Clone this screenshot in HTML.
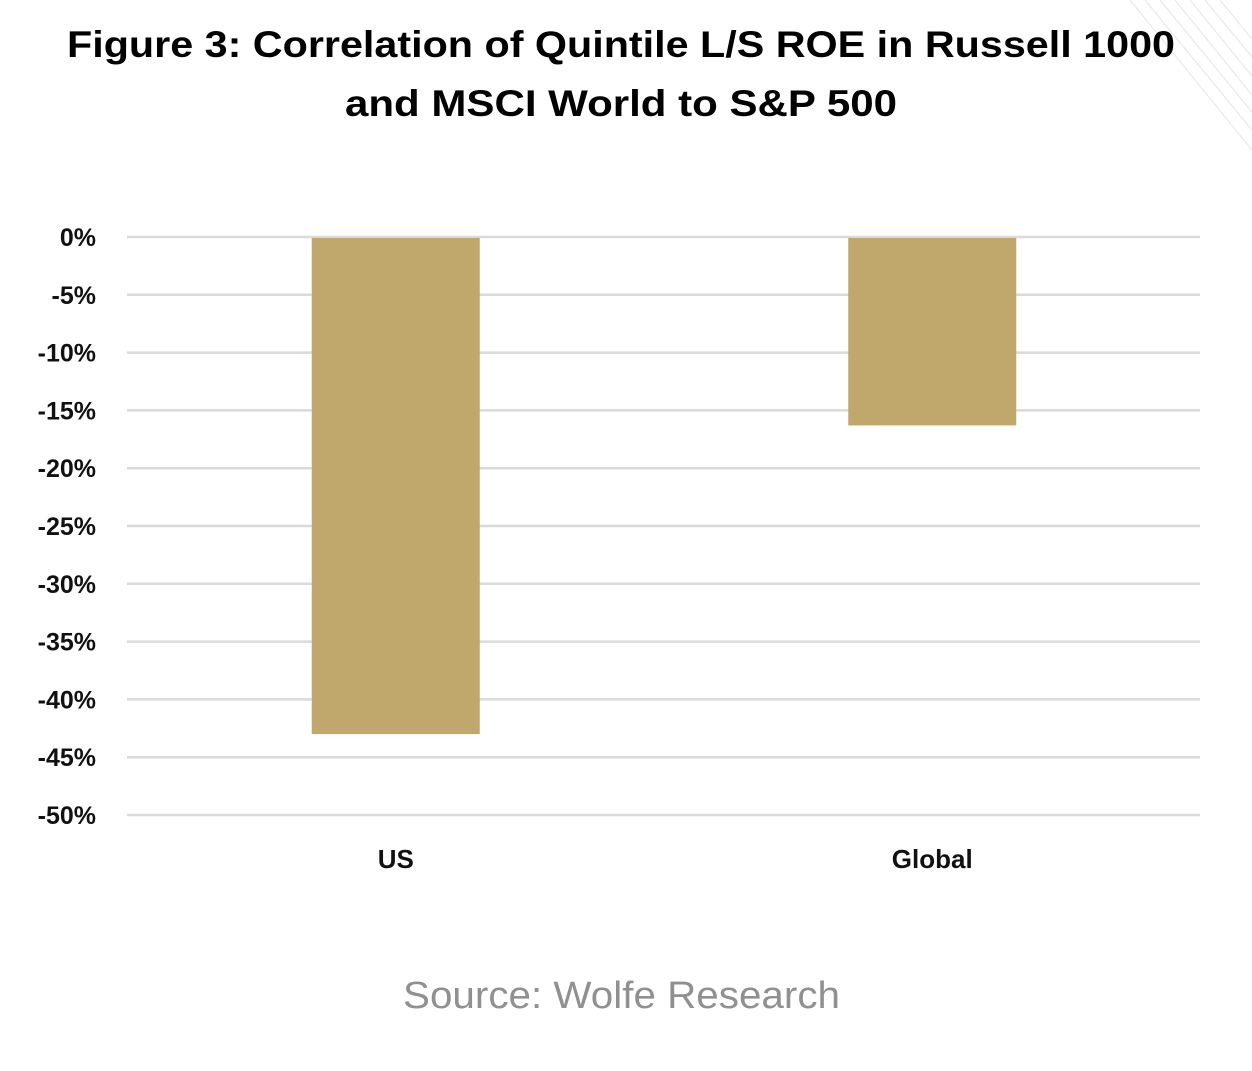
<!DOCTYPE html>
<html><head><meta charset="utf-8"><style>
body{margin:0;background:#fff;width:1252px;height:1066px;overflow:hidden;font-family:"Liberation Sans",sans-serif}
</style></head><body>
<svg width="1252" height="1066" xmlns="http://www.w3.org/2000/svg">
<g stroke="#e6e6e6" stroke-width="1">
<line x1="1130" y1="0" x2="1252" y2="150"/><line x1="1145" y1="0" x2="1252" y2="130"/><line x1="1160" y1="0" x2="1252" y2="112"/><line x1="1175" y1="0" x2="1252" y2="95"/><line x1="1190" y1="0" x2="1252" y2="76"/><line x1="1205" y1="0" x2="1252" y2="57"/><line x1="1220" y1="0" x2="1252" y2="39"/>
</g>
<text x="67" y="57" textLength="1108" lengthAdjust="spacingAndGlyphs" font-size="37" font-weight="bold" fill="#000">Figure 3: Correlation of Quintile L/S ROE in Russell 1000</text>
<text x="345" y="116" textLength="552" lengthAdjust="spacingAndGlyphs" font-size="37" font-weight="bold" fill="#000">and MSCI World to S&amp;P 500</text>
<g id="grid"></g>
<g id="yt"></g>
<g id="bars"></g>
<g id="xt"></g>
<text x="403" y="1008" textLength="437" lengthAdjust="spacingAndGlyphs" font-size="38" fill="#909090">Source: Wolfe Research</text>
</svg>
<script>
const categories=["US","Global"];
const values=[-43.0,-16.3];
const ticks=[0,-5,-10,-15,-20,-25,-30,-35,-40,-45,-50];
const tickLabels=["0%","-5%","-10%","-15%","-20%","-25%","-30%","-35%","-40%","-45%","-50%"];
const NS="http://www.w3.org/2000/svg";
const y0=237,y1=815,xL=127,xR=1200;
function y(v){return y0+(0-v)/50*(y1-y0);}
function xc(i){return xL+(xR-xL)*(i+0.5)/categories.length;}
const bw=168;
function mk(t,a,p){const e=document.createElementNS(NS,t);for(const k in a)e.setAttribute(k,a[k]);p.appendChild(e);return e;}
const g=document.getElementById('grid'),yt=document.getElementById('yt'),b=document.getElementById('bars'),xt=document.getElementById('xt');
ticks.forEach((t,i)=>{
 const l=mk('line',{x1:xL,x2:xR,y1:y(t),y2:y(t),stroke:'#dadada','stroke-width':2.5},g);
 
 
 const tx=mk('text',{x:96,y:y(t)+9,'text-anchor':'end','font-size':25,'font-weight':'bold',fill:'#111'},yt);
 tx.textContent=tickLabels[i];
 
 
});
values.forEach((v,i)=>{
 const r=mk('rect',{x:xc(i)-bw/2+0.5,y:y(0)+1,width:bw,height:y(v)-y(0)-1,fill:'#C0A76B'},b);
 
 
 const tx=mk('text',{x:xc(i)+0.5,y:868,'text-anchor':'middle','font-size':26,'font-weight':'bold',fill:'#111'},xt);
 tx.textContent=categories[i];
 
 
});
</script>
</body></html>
==
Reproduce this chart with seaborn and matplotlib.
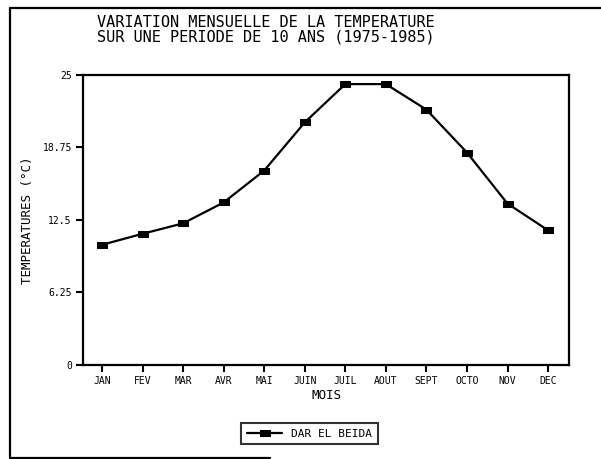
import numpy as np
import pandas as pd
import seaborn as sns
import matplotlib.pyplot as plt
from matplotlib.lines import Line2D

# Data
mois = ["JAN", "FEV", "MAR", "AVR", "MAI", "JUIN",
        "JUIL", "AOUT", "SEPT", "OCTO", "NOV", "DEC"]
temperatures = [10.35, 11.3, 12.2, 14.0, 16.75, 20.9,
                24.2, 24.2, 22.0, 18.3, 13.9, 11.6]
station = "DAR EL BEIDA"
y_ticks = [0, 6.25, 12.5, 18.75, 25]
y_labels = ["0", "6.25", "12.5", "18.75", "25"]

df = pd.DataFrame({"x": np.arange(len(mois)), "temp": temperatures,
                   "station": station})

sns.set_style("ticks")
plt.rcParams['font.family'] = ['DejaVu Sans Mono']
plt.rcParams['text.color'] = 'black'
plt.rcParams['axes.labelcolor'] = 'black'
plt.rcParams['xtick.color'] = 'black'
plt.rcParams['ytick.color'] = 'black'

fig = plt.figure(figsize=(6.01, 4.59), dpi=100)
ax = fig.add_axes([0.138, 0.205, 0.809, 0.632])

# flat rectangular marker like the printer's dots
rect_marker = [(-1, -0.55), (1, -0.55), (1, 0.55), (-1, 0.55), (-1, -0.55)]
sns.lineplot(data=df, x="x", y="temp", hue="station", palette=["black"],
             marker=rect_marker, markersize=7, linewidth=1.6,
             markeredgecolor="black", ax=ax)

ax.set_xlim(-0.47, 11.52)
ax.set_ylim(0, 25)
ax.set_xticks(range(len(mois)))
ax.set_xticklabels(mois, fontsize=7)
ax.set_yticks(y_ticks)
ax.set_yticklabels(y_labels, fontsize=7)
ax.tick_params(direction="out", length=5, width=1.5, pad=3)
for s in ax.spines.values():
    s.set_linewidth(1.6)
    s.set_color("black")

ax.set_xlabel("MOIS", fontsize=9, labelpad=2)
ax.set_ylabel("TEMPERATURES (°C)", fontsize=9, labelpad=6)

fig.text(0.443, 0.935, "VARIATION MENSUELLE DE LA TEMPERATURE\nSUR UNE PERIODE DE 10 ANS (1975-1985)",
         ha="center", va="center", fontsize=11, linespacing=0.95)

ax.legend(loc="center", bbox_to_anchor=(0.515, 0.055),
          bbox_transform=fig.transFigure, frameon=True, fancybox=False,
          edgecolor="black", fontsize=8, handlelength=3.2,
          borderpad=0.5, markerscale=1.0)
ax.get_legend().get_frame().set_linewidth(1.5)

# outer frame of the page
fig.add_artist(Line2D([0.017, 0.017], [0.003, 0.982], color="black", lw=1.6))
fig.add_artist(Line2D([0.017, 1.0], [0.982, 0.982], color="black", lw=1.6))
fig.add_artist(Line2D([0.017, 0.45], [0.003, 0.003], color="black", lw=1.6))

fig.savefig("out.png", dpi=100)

**Short exercise**
Looking above, find the stretch of lines that opens with the one holding "Clone this screenshot in HTML." and closes with the one holding "tx.textContent=tickLabels[i];". Copy it exactly, pictures excluded.

**Final result**
Clone this screenshot in HTML.
<!DOCTYPE html>
<html><head><meta charset="utf-8"><style>
body{margin:0;background:#fff;width:1252px;height:1066px;overflow:hidden;font-family:"Liberation Sans",sans-serif}
</style></head><body>
<svg width="1252" height="1066" xmlns="http://www.w3.org/2000/svg">
<g stroke="#e6e6e6" stroke-width="1">
<line x1="1130" y1="0" x2="1252" y2="150"/><line x1="1145" y1="0" x2="1252" y2="130"/><line x1="1160" y1="0" x2="1252" y2="112"/><line x1="1175" y1="0" x2="1252" y2="95"/><line x1="1190" y1="0" x2="1252" y2="76"/><line x1="1205" y1="0" x2="1252" y2="57"/><line x1="1220" y1="0" x2="1252" y2="39"/>
</g>
<text x="67" y="57" textLength="1108" lengthAdjust="spacingAndGlyphs" font-size="37" font-weight="bold" fill="#000">Figure 3: Correlation of Quintile L/S ROE in Russell 1000</text>
<text x="345" y="116" textLength="552" lengthAdjust="spacingAndGlyphs" font-size="37" font-weight="bold" fill="#000">and MSCI World to S&amp;P 500</text>
<g id="grid"></g>
<g id="yt"></g>
<g id="bars"></g>
<g id="xt"></g>
<text x="403" y="1008" textLength="437" lengthAdjust="spacingAndGlyphs" font-size="38" fill="#909090">Source: Wolfe Research</text>
</svg>
<script>
const categories=["US","Global"];
const values=[-43.0,-16.3];
const ticks=[0,-5,-10,-15,-20,-25,-30,-35,-40,-45,-50];
const tickLabels=["0%","-5%","-10%","-15%","-20%","-25%","-30%","-35%","-40%","-45%","-50%"];
const NS="http://www.w3.org/2000/svg";
const y0=237,y1=815,xL=127,xR=1200;
function y(v){return y0+(0-v)/50*(y1-y0);}
function xc(i){return xL+(xR-xL)*(i+0.5)/categories.length;}
const bw=168;
function mk(t,a,p){const e=document.createElementNS(NS,t);for(const k in a)e.setAttribute(k,a[k]);p.appendChild(e);return e;}
const g=document.getElementById('grid'),yt=document.getElementById('yt'),b=document.getElementById('bars'),xt=document.getElementById('xt');
ticks.forEach((t,i)=>{
 const l=mk('line',{x1:xL,x2:xR,y1:y(t),y2:y(t),stroke:'#dadada','stroke-width':2.5},g);
 
 
 const tx=mk('text',{x:96,y:y(t)+9,'text-anchor':'end','font-size':25,'font-weight':'bold',fill:'#111'},yt);
 tx.textContent=tickLabels[i];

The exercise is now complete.